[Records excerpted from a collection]

# # #

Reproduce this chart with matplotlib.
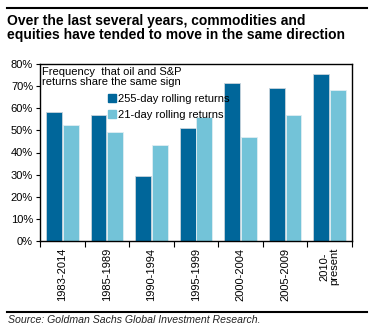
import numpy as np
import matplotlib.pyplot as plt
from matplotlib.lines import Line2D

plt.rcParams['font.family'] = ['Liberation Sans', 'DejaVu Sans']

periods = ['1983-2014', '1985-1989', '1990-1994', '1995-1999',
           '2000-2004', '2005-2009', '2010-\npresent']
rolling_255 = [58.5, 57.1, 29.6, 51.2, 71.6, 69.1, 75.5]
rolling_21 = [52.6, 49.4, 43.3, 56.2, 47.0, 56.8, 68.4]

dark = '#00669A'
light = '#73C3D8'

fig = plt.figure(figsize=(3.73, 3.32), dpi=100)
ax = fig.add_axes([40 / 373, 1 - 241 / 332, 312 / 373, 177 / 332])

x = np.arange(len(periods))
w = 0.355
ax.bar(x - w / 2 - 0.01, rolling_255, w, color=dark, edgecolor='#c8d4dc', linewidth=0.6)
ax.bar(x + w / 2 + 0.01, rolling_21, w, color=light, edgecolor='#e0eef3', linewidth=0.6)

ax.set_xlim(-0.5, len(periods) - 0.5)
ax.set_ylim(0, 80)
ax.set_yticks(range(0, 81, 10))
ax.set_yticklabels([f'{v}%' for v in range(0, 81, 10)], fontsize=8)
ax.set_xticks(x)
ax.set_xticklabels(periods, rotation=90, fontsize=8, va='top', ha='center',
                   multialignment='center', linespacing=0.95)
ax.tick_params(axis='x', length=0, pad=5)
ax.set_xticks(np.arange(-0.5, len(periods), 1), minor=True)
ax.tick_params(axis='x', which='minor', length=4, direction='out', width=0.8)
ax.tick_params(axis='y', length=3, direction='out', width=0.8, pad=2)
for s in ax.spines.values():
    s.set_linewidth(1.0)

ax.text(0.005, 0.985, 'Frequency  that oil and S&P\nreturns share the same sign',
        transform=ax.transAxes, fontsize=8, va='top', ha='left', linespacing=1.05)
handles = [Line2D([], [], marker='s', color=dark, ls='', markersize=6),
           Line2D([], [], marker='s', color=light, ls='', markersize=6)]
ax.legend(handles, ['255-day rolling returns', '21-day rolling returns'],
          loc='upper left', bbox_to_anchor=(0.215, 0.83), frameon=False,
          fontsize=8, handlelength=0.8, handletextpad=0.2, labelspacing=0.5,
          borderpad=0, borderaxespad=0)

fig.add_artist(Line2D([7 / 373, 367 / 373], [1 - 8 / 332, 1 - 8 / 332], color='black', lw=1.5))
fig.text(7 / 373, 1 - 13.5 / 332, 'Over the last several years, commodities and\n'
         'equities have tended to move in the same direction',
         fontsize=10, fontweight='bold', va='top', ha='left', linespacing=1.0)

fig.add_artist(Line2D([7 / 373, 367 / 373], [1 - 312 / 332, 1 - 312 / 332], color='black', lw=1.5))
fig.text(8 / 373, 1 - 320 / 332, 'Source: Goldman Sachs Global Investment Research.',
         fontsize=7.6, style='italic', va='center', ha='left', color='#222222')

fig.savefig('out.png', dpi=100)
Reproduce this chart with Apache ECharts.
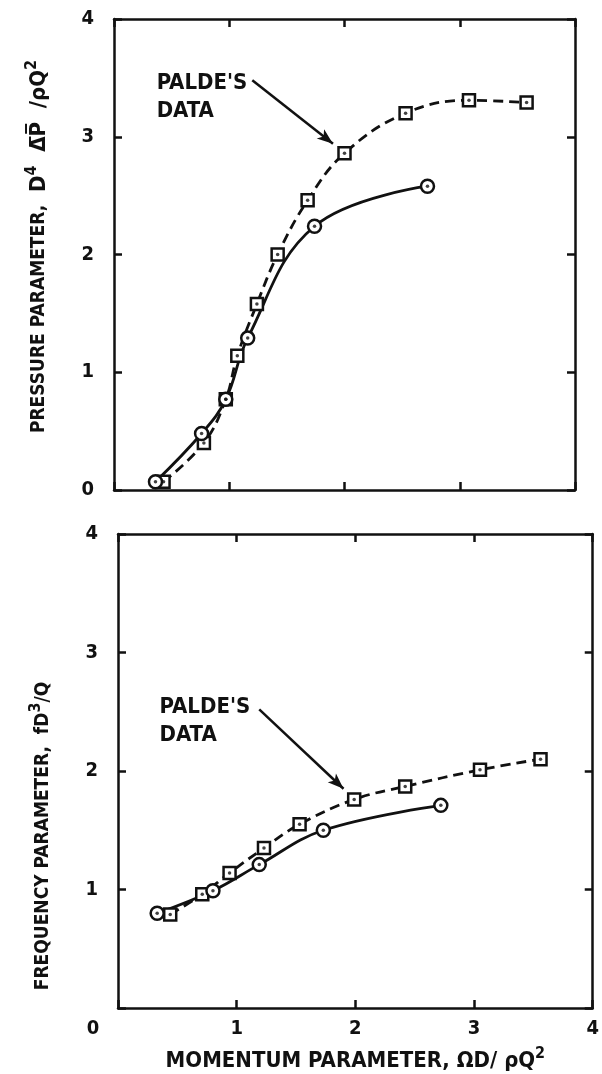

# # #

Retype every record above exactly as written, but leave out the pictures.

CORRECT RESULT:
Reproduce this chart with matplotlib.
import numpy as np
import matplotlib.pyplot as plt
from matplotlib.lines import Line2D

plt.rcParams['font.family'] = ['Liberation Sans', 'DejaVu Sans']

periods = ['1983-2014', '1985-1989', '1990-1994', '1995-1999',
           '2000-2004', '2005-2009', '2010-\npresent']
rolling_255 = [58.5, 57.1, 29.6, 51.2, 71.6, 69.1, 75.5]
rolling_21 = [52.6, 49.4, 43.3, 56.2, 47.0, 56.8, 68.4]

dark = '#00669A'
light = '#73C3D8'

fig = plt.figure(figsize=(3.73, 3.32), dpi=100)
ax = fig.add_axes([40 / 373, 1 - 241 / 332, 312 / 373, 177 / 332])

x = np.arange(len(periods))
w = 0.355
ax.bar(x - w / 2 - 0.01, rolling_255, w, color=dark, edgecolor='#c8d4dc', linewidth=0.6)
ax.bar(x + w / 2 + 0.01, rolling_21, w, color=light, edgecolor='#e0eef3', linewidth=0.6)

ax.set_xlim(-0.5, len(periods) - 0.5)
ax.set_ylim(0, 80)
ax.set_yticks(range(0, 81, 10))
ax.set_yticklabels([f'{v}%' for v in range(0, 81, 10)], fontsize=8)
ax.set_xticks(x)
ax.set_xticklabels(periods, rotation=90, fontsize=8, va='top', ha='center',
                   multialignment='center', linespacing=0.95)
ax.tick_params(axis='x', length=0, pad=5)
ax.set_xticks(np.arange(-0.5, len(periods), 1), minor=True)
ax.tick_params(axis='x', which='minor', length=4, direction='out', width=0.8)
ax.tick_params(axis='y', length=3, direction='out', width=0.8, pad=2)
for s in ax.spines.values():
    s.set_linewidth(1.0)

ax.text(0.005, 0.985, 'Frequency  that oil and S&P\nreturns share the same sign',
        transform=ax.transAxes, fontsize=8, va='top', ha='left', linespacing=1.05)
handles = [Line2D([], [], marker='s', color=dark, ls='', markersize=6),
           Line2D([], [], marker='s', color=light, ls='', markersize=6)]
ax.legend(handles, ['255-day rolling returns', '21-day rolling returns'],
          loc='upper left', bbox_to_anchor=(0.215, 0.83), frameon=False,
          fontsize=8, handlelength=0.8, handletextpad=0.2, labelspacing=0.5,
          borderpad=0, borderaxespad=0)

fig.add_artist(Line2D([7 / 373, 367 / 373], [1 - 8 / 332, 1 - 8 / 332], color='black', lw=1.5))
fig.text(7 / 373, 1 - 13.5 / 332, 'Over the last several years, commodities and\n'
         'equities have tended to move in the same direction',
         fontsize=10, fontweight='bold', va='top', ha='left', linespacing=1.0)

fig.add_artist(Line2D([7 / 373, 367 / 373], [1 - 312 / 332, 1 - 312 / 332], color='black', lw=1.5))
fig.text(8 / 373, 1 - 320 / 332, 'Source: Goldman Sachs Global Investment Research.',
         fontsize=7.6, style='italic', va='center', ha='left', color='#222222')

fig.savefig('out.png', dpi=100)
Reproduce this chart with Apache ECharts.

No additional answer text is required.